Michael Grillo
207.581.3252
Magister artis historia
History of Art, Photography
Dr. Michael Grillo writes on how Italian fourteenth-century images operate as primary sources that visually articulate ideas inexpressible in any other media, including the verbal realm.
Dr. Grillo received his PhD from Cornell University with a dissertation on Medieval History of Art.

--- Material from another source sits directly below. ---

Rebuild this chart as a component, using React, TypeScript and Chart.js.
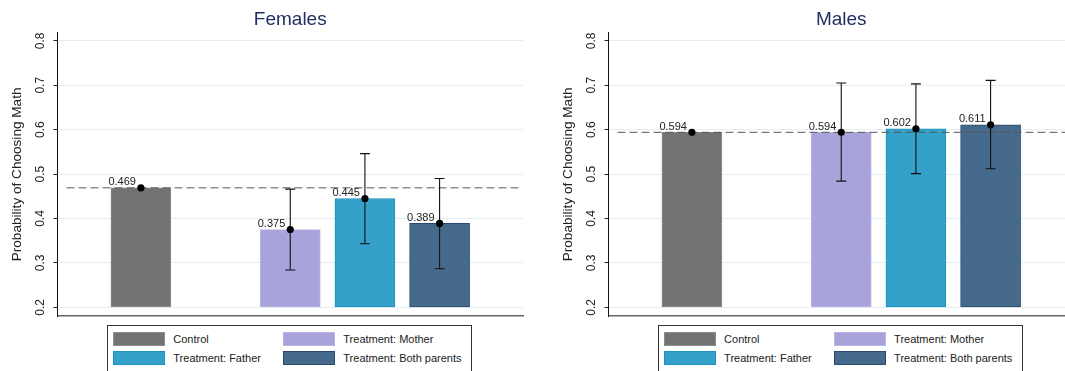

He continued this work with his 1997 book, “Symbolic Structures: The Role of Composition in Signalling Meaning in Italian Late Medieval Painting.” Recent articles include ““Perspective as Structured Memory in the Wake of the Plague”Illuminated Architecture: The Influence of Manuscripts on the Palatine Chapel”, “Broadening the Gene Pool: The Value of the Humanities Future Success”, and “The David of Michelangelo and Renaissance Neo-Platonism”. He offers seminars on Fourteenth-Century Epistemology, Medieval and Renaissance Phenomenology, Theory and Practice in Photography, and Documentary Film History, among others. He is also a practicing photographer, and seeks to explore how aesthetic theories play out directly in application in our world, particularly how photography operates as a cultural specific visual modality.
He directs both the interdisciplinary Medieval and Renaissance Studies minor and the Film and Video minor.